◆ Task goal
Skip all pictures. Write out the data below from its first line through the line that contains "(perform) at (4.02,-7.54)".

◆ Stored records
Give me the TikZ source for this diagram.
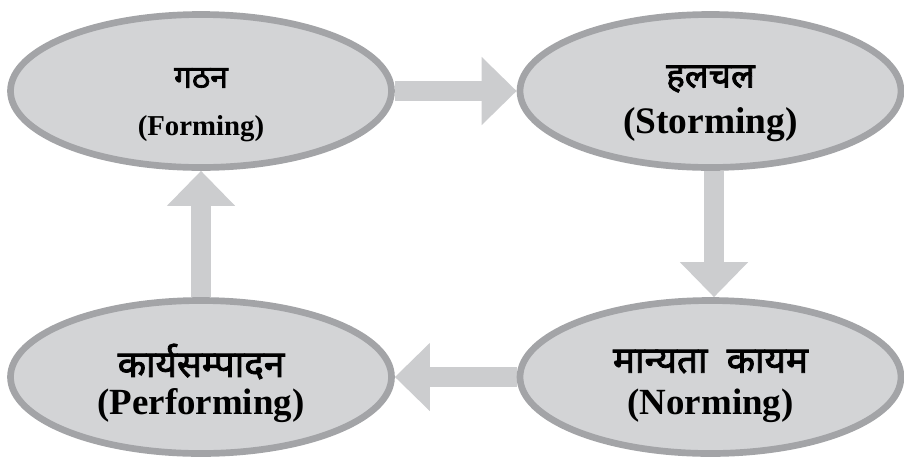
\documentclass[tikz,border=0pt]{standalone}
\usepackage{fontspec}
\setmainfont{Liberation Serif}
\newfontfamily\hindi[Script=Devanagari, FakeBold=2.2]{Noto Sans}
\usepackage{tikz}
\usetikzlibrary{shapes.geometric, arrows.meta, positioning, backgrounds}
\definecolor{stagefill}{RGB}{211,212,214}
\definecolor{stageline}{RGB}{163,164,167}
\definecolor{flowgray}{RGB}{204,205,207}
\tikzset{stage/.style={ellipse, draw=stageline, fill=stagefill, line width=3.8pt,
  minimum width=7.62cm, minimum height=3.06cm, inner sep=0pt},
hinditext/.style={inner sep=0pt, font=\fontsize{#1}{#1}\selectfont\hindi},
hinditext/.default={21},
engltext/.style={inner sep=0pt, font=\fontsize{#1}{#1}\selectfont\bfseries},
engltext/.default={21},
%block arrow between the stages
flowarrow/.style={draw=flowgray, line width=0.4cm,
  -{Triangle[width=1.32cm, length=0.7cm, fill=flowgray]}}}

\begin{document}
\begin{tikzpicture}
 \useasboundingbox (0,0) rectangle (18.08,-9.12);

 %Drawing the four stages
 \node[stage] (form) at (4.02,-1.82) {};
 \node[stage] (storm) at (14.21,-1.82) {};
 \node[stage] (norm) at (14.21,-7.54) {};
 \node[stage] (perform) at (4.02,-7.54) {};

 %Drawing the labels
 \node[hinditext=18] (formhi) at ([yshift=0.26cm]form.center) {गठन};
 \node[engltext=16.4] (formen) at ([yshift=-0.76cm]form.center) {(Forming)};
 \node[hinditext=20] (stormhi) at ([yshift=0.24cm]storm.center) {हलचल};
 \node[engltext=21.3] (stormen) at ([yshift=-0.68cm]storm.center) {(Storming)};
 \node[hinditext] (normhi) at ([yshift=0.31cm]norm.center) {मान्यता\ \ कायम};
 \node[engltext] (normen) at ([yshift=-0.57cm]norm.center) {(Norming)};
 \node[hinditext] (performhi) at ([yshift=0.31cm]perform.center) {कार्यसम्पादन};
 \node[engltext] (performen) at ([yshift=-0.58cm]perform.center) {(Performing)};

 %Drawing the arrows behind the stages
 \begin{scope}[on background layer]
  \draw[flowarrow] (form.east) -- (storm.west);
  \draw[flowarrow] ([xshift=0.07cm]storm.south) -- ([xshift=0.07cm]norm.north);
  \draw[flowarrow] (norm.west) -- (perform.east);
  \draw[flowarrow] (perform.north) -- (form.south);
 \end{scope}
\end{tikzpicture}
\end{document}
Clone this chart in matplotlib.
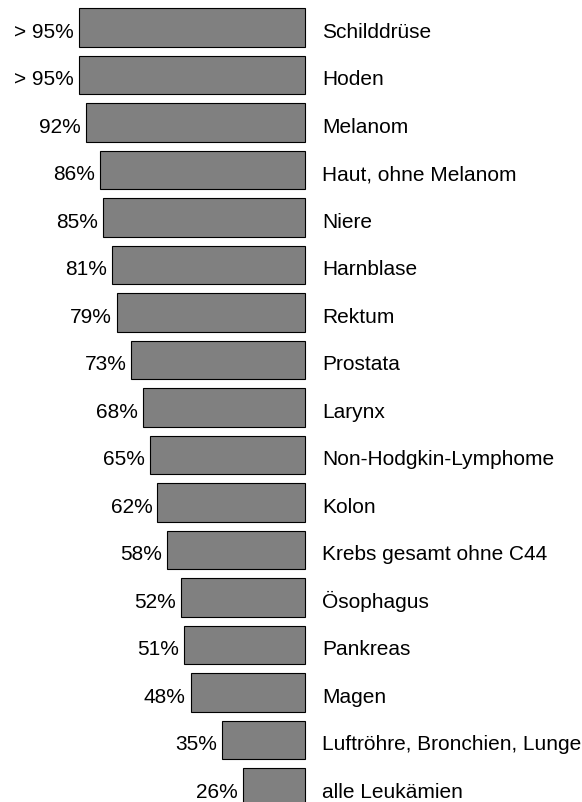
import matplotlib
matplotlib.use("Agg")
from matplotlib import pyplot as plt

plt.rcParams['font.family'] = ['Liberation Sans', 'DejaVu Sans']

# 5-Jahres-Ueberlebensraten
sites = ["Schilddrüse", "Hoden", "Melanom", "Haut, ohne Melanom", "Niere",
         "Harnblase", "Rektum", "Prostata", "Larynx", "Non-Hodgkin-Lymphome",
         "Kolon", "Krebs gesamt ohne C44", "Ösophagus", "Pankreas", "Magen",
         "Luftröhre, Bronchien, Lunge", "alle Leukämien"]
rates = [95, 95, 92, 86, 85, 81, 79, 73, 68, 65, 62, 58, 52, 51, 48, 35, 26]
rate_labels = ["> 95%", "> 95%", "92%", "86%", "85%", "81%", "79%", "73%",
               "68%", "65%", "62%", "58%", "52%", "51%", "48%", "35%", "26%"]

fig = plt.figure(figsize=(5.82, 8.03), dpi=100)
ax = fig.add_axes([0, 0, 1, 1])

ypos = list(range(len(sites)))
ax.barh(ypos, rates, height=0.82, color='#808080', edgecolor='black', linewidth=0.8)

for y, r, lab, site in zip(ypos, rates, rate_labels, sites):
    ax.annotate(lab, (r, y), xytext=(-5, -9), textcoords='offset pixels',
                ha='right', va='baseline', fontsize=15)
    ax.annotate(site, (0, y), xytext=(17, -9), textcoords='offset pixels',
                ha='left', va='baseline', fontsize=15)

# bars grow to the left from a common right edge
ax.set_xlim(128.15, -116.4)
ax.set_ylim(16.305, -0.6)
ax.axis('off')

fig.savefig('out.png', dpi=100)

◆ The output
Give me the TikZ source for this diagram.
\documentclass[tikz,border=0pt]{standalone}
\usepackage{fontspec}
\setmainfont{Liberation Serif}
\newfontfamily\hindi[Script=Devanagari, FakeBold=2.2]{Noto Sans}
\usepackage{tikz}
\usetikzlibrary{shapes.geometric, arrows.meta, positioning, backgrounds}
\definecolor{stagefill}{RGB}{211,212,214}
\definecolor{stageline}{RGB}{163,164,167}
\definecolor{flowgray}{RGB}{204,205,207}
\tikzset{stage/.style={ellipse, draw=stageline, fill=stagefill, line width=3.8pt,
  minimum width=7.62cm, minimum height=3.06cm, inner sep=0pt},
hinditext/.style={inner sep=0pt, font=\fontsize{#1}{#1}\selectfont\hindi},
hinditext/.default={21},
engltext/.style={inner sep=0pt, font=\fontsize{#1}{#1}\selectfont\bfseries},
engltext/.default={21},
%block arrow between the stages
flowarrow/.style={draw=flowgray, line width=0.4cm,
  -{Triangle[width=1.32cm, length=0.7cm, fill=flowgray]}}}

\begin{document}
\begin{tikzpicture}
 \useasboundingbox (0,0) rectangle (18.08,-9.12);

 %Drawing the four stages
 \node[stage] (form) at (4.02,-1.82) {};
 \node[stage] (storm) at (14.21,-1.82) {};
 \node[stage] (norm) at (14.21,-7.54) {};
 \node[stage] (perform) at (4.02,-7.54) {};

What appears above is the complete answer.